Moore then told Ogilvie of his belief that the Yukon Valley would be the site of the next gold rush and that the White Pass would be a major route to it.

==Alaska==
By the fall of 1887, after traveling through the White Pass to Lake Bennett, Moore somehow knew that gold would soon be discovered in the Yukon and wasted no time in preparing for the day his prediction would come to pass. With his son, Ben, Moore struck out for Juneau, Alaska by canoe. When they passed what would later be named Skagway, Moore noted that it would be a good place for a wharf. Loading up with supplies in Juneau, they swiftly returned through the Lynn Canal to Skagway Bay where Moore preempted 160 acre at the mouth of the Skagway River at a place the Tlingit called Skagua, and named it Mooresville. He built a log cabin, a sawmill, and began the construction of a wharf in anticipation of the ships that would land there, offloading thousands of eager gold-seekers.
He and Ben returned to Victoria in that winter where Moore wrote several letters to Ottawa, telling of the Yukon's great potential and the need for a wagon road over the White Pass. His letters were ignored. Undaunted, as always, Moore returned to his property every summer and freighted through the Lynn Canal with his new sternwheeler, another Flying Dutchman. In 1891, he asked the United States Secretary of the Interior for a contract to build a road through the White Pass, and again, his request was ignored.

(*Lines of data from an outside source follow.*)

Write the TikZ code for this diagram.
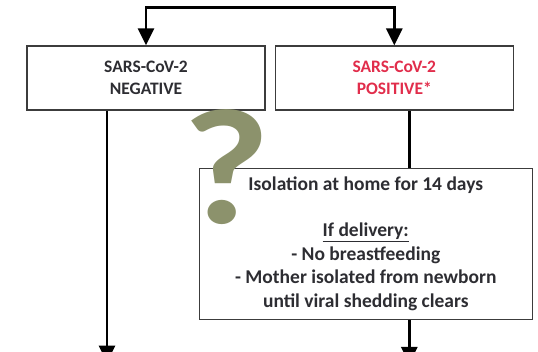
\documentclass[tikz,border=0pt]{standalone}
\usepackage{fontspec}
\setmainfont{Carlito}
\usetikzlibrary{arrows.meta,positioning,calc}

\definecolor{boxline}{RGB}{60,60,60}
\definecolor{boxtext}{RGB}{45,45,50}
\definecolor{posred}{RGB}{225,45,75}
\definecolor{qmark}{RGB}{140,146,108}

\begin{document}
\begin{tikzpicture}[x=1pt,y=1pt,
		result/.style={rectangle,draw=boxline,line width=1.3pt,minimum width=238pt,
			minimum height=64pt,align=center,font=\fontsize{17.5}{22}\selectfont\bfseries,text=boxtext},
		mline/.style={line width=2.8pt},
		marrow/.style={-{Triangle[length=17pt,width=16pt]},line width=2.8pt}]
		\useasboundingbox (0,0) rectangle (538,352);

		\node [result] (neg) at (146,274) {SARS-CoV-2\\NEGATIVE};
		\node [result,text=posred] (pos) [right=9pt of neg] {SARS-CoV-2\\POSITIVE*};

		\node [result,minimum width=333pt,minimum height=151pt,font=\fontsize{19.5}{23.5}\selectfont\bfseries] (iso) [below=57pt of pos,xshift=-28.5pt] {
			Isolation at home for 14 days\\[23pt]
			\underline{If delivery:}\\
			- No breastfeeding\\
			- Mother isolated from newborn\\
			until viral shedding clears
		};

		\coordinate (split) at ($(neg.north)!0.5!(pos.north)+(0,38)$);
		\coordinate (neg-end) at ($(neg.south)+(-39,-252)$);
		\coordinate (iso-end) at ($(pos.south)+(15,0)$);

		% split arrows
		\draw [marrow,{Triangle[length=17pt,width=16pt]}-{Triangle[length=17pt,width=16pt]}] (neg.north) |- (split) -| (pos.north);

		% vertical arrows
		\draw [marrow] ([xshift=-39pt]neg.south) to (neg-end);
		\draw [mline] (iso-end) to (iso-end |- iso.north);
		\draw [marrow] (iso-end |- iso.south) to ++(0,-44);

		% question mark over the boxes
		\node [text=qmark,font=\fontsize{165}{165}\selectfont\bfseries,xscale=1.15,inner sep=0pt] (query) at (226,185) {?};
	\end{tikzpicture}
\end{document}
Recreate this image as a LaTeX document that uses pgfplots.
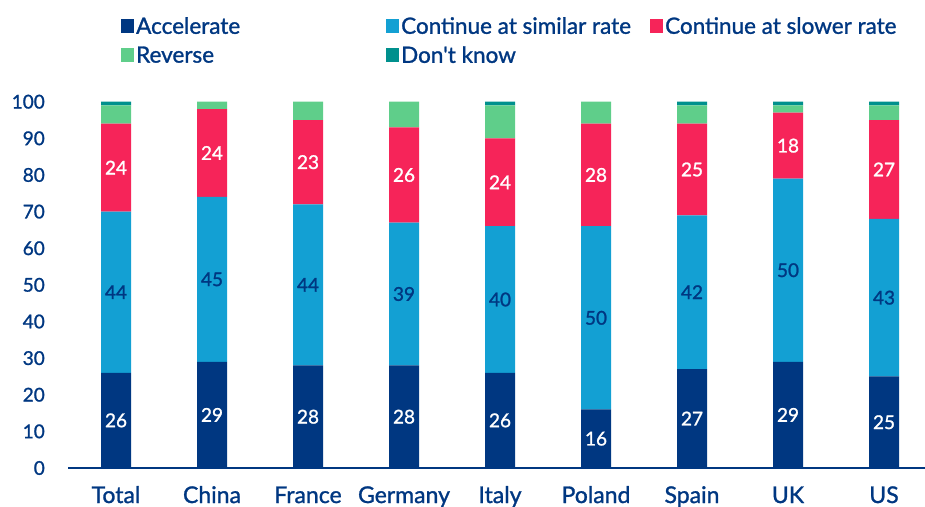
\documentclass[border=0pt]{standalone}
\usepackage{pgfplots}
\pgfplotsset{compat=1.18}
\usepackage{fontspec}
\setmainfont{Lato}[FakeBold=1.2]
\newfontfamily\med{Lato}[FakeBold=1.2]
\definecolor{navy}{HTML}{003781}
\definecolor{cblue}{HTML}{13A0D3}
\definecolor{cred}{HTML}{F62459}
\definecolor{cgreen}{HTML}{5FCE8A}
\definecolor{cteal}{HTML}{00908D}
\pgfplotsset{
  base/.style={
    at={(68pt,38pt)}, anchor=south west,
    scale only axis, width=857pt, height=366.3pt,
    xmin=-0.5, xmax=8.427, ymin=0, ymax=100,
  }
}
\begin{document}
\begin{tikzpicture}[x=1pt,y=1pt]
\useasboundingbox (0,0) rectangle (925,506);
\begin{axis}[base,
  ybar stacked, bar width=30pt,
  axis x line*=bottom, axis y line*=left,
  x axis line style={draw=navy, line width=1.3pt, -},
  y axis line style={draw=none},
  xtick={0,...,8},
  xticklabels={Total,China,France,Germany,Italy,Poland,Spain,UK,US},
  ytick={0,10,...,100},
  tick style={draw=none},
  /pgf/number format/assume math mode=true,
  yticklabel style={font=\med\fontsize{19}{19}\selectfont, text=navy, anchor=east, inner sep=0pt, xshift=-23pt},
  xticklabel style={font=\med\fontsize{23}{23}\selectfont, text=navy, anchor=base, inner sep=0pt, yshift=-35pt},
  legend columns=3,
  legend style={draw=none, fill=none, at={(0.0583,1.2421)}, anchor=north west,
    font=\med\fontsize{22.5}{22.5}\selectfont, text=navy, row sep=7pt,
    cells={anchor=west}, /tikz/every even column/.append style={column sep=0pt}},
  legend image code/.code={\fill[#1] (0pt,-7pt) rectangle (13pt,7pt);},
]
\addplot[fill=navy, draw=none] coordinates {(0,26) (1,29) (2,28) (3,28) (4,26) (5,16) (6,27) (7,29) (8,25)};
\addlegendentry{\makebox[248pt][l]{Accelerate}}
\addplot[fill=cblue, draw=none] coordinates {(0,44) (1,45) (2,44) (3,39) (4,40) (5,50) (6,42) (7,50) (8,43)};
\addlegendentry{\makebox[247pt][l]{Continue at similar rate}}
\addplot[fill=cred, draw=none] coordinates {(0,24) (1,24) (2,23) (3,26) (4,24) (5,28) (6,25) (7,18) (8,27)};
\addlegendentry{Continue at slower rate}
\addplot[fill=cgreen, draw=none] coordinates {(0,5) (1,2) (2,5) (3,7) (4,9) (5,6) (6,5) (7,2) (8,4)};
\addlegendentry{Reverse}
\addplot[fill=cteal, draw=none] coordinates {(0,1) (1,0) (2,0) (3,0) (4,1) (5,0) (6,1) (7,1) (8,1)};
\addlegendentry{Don't know}
\end{axis}
\begin{axis}[base, hide axis,
  every node near coord/.style={anchor=center, font=\med\fontsize{19}{19}\selectfont},
  nodes near coords, point meta=explicit symbolic]
\addplot[draw=none, mark=none, nodes near coords, every node near coord/.append style={text=white}]
  coordinates {(0,13)[26] (1,14.5)[29] (2,14)[28] (3,14)[28] (4,13)[26] (5,8)[16] (6,13.5)[27] (7,14.5)[29] (8,12.5)[25]};
\addplot[draw=none, mark=none, nodes near coords, every node near coord/.append style={text=navy}]
  coordinates {(0,48)[44] (1,51.5)[45] (2,50)[44] (3,47.5)[39] (4,46)[40] (5,41)[50] (6,48)[42] (7,54)[50] (8,46.5)[43]};
\addplot[draw=none, mark=none, nodes near coords, every node near coord/.append style={text=white}]
  coordinates {(0,82)[24] (1,86)[24] (2,83.5)[23] (3,80)[26] (4,78)[24] (5,80)[28] (6,81.5)[25] (7,88)[18] (8,81.5)[27]};
\end{axis}
\end{tikzpicture}
\end{document}
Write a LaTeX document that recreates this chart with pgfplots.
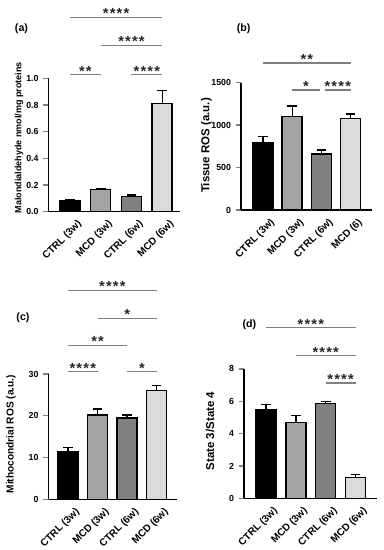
\documentclass[border=0pt]{standalone}
\usepackage{fontspec}
\setmainfont{Liberation Sans}
\usepackage{pgfplots}
\pgfplotsset{compat=1.18}
\definecolor{cA}{gray}{0.0}
\definecolor{cB}{gray}{0.64}
\definecolor{cC}{gray}{0.50}
\definecolor{cD}{gray}{0.86}
\definecolor{sig}{gray}{0.5}
\pgfplotsset{
  panel/.style={
    scale only axis, anchor=south west,
    axis x line*=bottom, axis y line*=left,
    axis line style={line width=1.1pt},
    ymin=0, clip=false,
    xtick={0,1,2,3},
    xtick style={draw=none},
    ytick style={line width=1pt},
    tick align=outside, major tick length=4pt,
    /pgf/number format/assume math mode=true,
    /pgf/number format/1000 sep={},
    tick label style={font=\bfseries\fontsize{6.6}{8}\selectfont},
    x tick label style={rotate=45, anchor=north east, inner sep=1pt, xshift=3.5pt, yshift=-3.5pt, font=\bfseries\fontsize{7.6}{9}\selectfont},
  },
  ylab/.style n args={3}{ylabel style={at={(axis description cs:#1,#2)}, anchor=center, rotate=0, font=\bfseries\fontsize{#3}{#3}\selectfont}},
  bb/.style={ybar, bar width=15pt, bar shift=0pt, draw=black, line width=1.1pt, fill=#1,
    error bars/y dir=plus, error bars/y explicit,
    error bars/error bar style={line width=1pt, black},
    error bars/error mark options={rotate=90, mark size=3.6pt, line width=1pt, black}},
}
\newcommand{\sigline}[4]{%
  \draw[sig, line width=0.8pt] (axis cs:#1,#3) -- (axis cs:#2,#3);
  \node[anchor=base, inner sep=0pt, yshift=-1.2pt, font=\bfseries\fontsize{11}{11}\selectfont\addfontfeatures{LetterSpace=8}, text=black!85] at (axis cs:{(#1+#2)/2},#3) {#4};}
\newcommand{\plab}[2]{\node[font=\bfseries\fontsize{8}{9}\selectfont] at #1 {#2};}
\begin{document}
\begin{tikzpicture}
\useasboundingbox (0,0) rectangle (287.25pt,-412.5pt);
% (a)
\plab{(16.1pt,-21.75pt)}{(a)}
\begin{axis}[panel, at={(36.4pt,-158.8pt)}, width=98.6pt, height=100pt,
  xmin=-0.70, xmax=3.58, ymax=1.0, ytick={0,0.2,...,1.0},
  yticklabel style={/pgf/number format/.cd, fixed, fixed zerofill, precision=1},
  xticklabels={CTRL (3w), MCD (3w), CTRL (6w), MCD (6w)},
  ylab={-0.224}{0.556}{6.75},
  ylabel={Malondialdehyde nmol/mg proteins}]
\addplot[bb=cA] coordinates {(0,0.08) +- (0,0.01)};
\addplot[bb=cB] coordinates {(1,0.165) +- (0,0.01)};
\addplot[bb=cC] coordinates {(2,0.115) +- (0,0.01)};
\addplot[bb=cD] coordinates {(3,0.81) +- (0,0.10)};
\sigline{0}{1}{1.03}{**}
\sigline{2}{3}{1.03}{****}
\sigline{1}{3}{1.25}{****}
\sigline{0}{3}{1.46}{****}
\end{axis}
% (b)
\plab{(182.8pt,-21.75pt)}{(b)}
\begin{axis}[panel, at={(180.75pt,-157.5pt)}, width=98.25pt, height=95.5pt,
  xmin=-0.75, xmax=3.73, ymax=1500, ytick={0,500,1000,1500},
  xticklabels={CTRL (3w), MCD (3w), CTRL (6w), MCD (6)},
  ylab={-0.265}{0.507}{8.6},
  ylabel={Tissue ROS (a.u.)}]
\addplot[bb=cA] coordinates {(0,790) +- (0,75)};
\addplot[bb=cB] coordinates {(1,1100) +- (0,125)};
\addplot[bb=cC] coordinates {(2,660) +- (0,45)};
\addplot[bb=cD] coordinates {(3,1080) +- (0,50)};
\sigline{0}{3}{1732}{**}
\sigline{1}{1.95}{1414}{*}
\sigline{2.12}{3}{1414}{****}
\end{axis}
% (c)
\plab{(17.25pt,-238.5pt)}{(c)}
\begin{axis}[panel, at={(36.4pt,-374.6pt)}, width=96.4pt, height=94.1pt,
  xmin=-0.66, xmax=3.69, ymax=30, ytick={0,10,20,30},
  xticklabels={CTRL (3w), MCD (3w), CTRL (6w), MCD (6w)},
  ylab={-0.292}{0.52}{7.6},
  ylabel={Mithocondrial ROS (a.u.)}]
\addplot[bb=cA] coordinates {(0,11.4) +- (0,1.0)};
\addplot[bb=cB] coordinates {(1,20.2) +- (0,1.4)};
\addplot[bb=cC] coordinates {(2,19.5) +- (0,0.7)};
\addplot[bb=cD] coordinates {(3,26.0) +- (0,1.2)};
\sigline{0}{1}{30.5}{****}
\sigline{2}{3}{30.5}{*}
\sigline{0}{2}{36.9}{**}
\sigline{1}{3}{43.3}{*}
\sigline{0}{3}{50}{****}
\end{axis}
% (d)
\plab{(187.1pt,-243.75pt)}{(d)}
\begin{axis}[panel, at={(183pt,-373.7pt)}, width=99.75pt, height=97pt,
  xmin=-0.74, xmax=3.72, ymax=8, ytick={0,2,4,6,8},
  xticklabels={CTRL (3w), MCD (3w), CTRL (6w), MCD (6w)},
  ylab={-0.255}{0.52}{8.6},
  ylabel={State 3/State 4}]
\addplot[bb=cA] coordinates {(0,5.5) +- (0,0.3)};
\addplot[bb=cB] coordinates {(1,4.7) +- (0,0.4)};
\addplot[bb=cC] coordinates {(2,5.85) +- (0,0.15)};
\addplot[bb=cD] coordinates {(3,1.3) +- (0,0.15)};
\sigline{2}{3}{7.13}{****}
\sigline{1}{3}{8.82}{****}
\sigline{0}{3}{10.54}{****}
\end{axis}
\end{tikzpicture}
\end{document}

In 1896, when Moore was 74, he won the mail contract to deliver the mail on the 600 mi long route from Juneau to Forty Mile, Yukon.
On one mail trip he met George Carmack, who had just staked a claim on a small creek named Rabbit Creek, soon to be Bonanza Creek, just off of the Klondike River. Moore's prediction was about to come true.

===Klondike Gold Rush===

On 29 July 1897, the mail steamer Queen would be the first of the gold rush flotilla to dock at Moore's wharf in Skagway Bay, followed by John Irving's Islander and the collier Willamette. Skagway, Alaska was born and became a boomtown overnight. Originally the Indians called it Skagua, Moore renamed it Mooresville and the stampeders took over and named it Skaguay, later spelled Skagway. What Moore did not anticipate was the lack of concern for his legal rights in ownership of the land Skagway sat upon. The residents and stampeders that made up the population pushed Moore aside and took over ownership of his land. When streets were surveyed it was found that Moore's home stood directly in its path. Moore put up a fight but in the end his home was uprooted and moved to another location. Moore brought suit against the claim jumpers who remained in town after the rush and, in 1901, won a 25% reimbursement.

In 1900, Moore would make one final prospecting trip, this time to Nome, Alaska, however, he soon returned to Skagway and built a house on Skagway Bay. On top of the house he built a room fashioned in the style of a pilot-house where he could look out at the ships in the bay. He died nine years later, in Victoria on 29 March 1909 aged 87.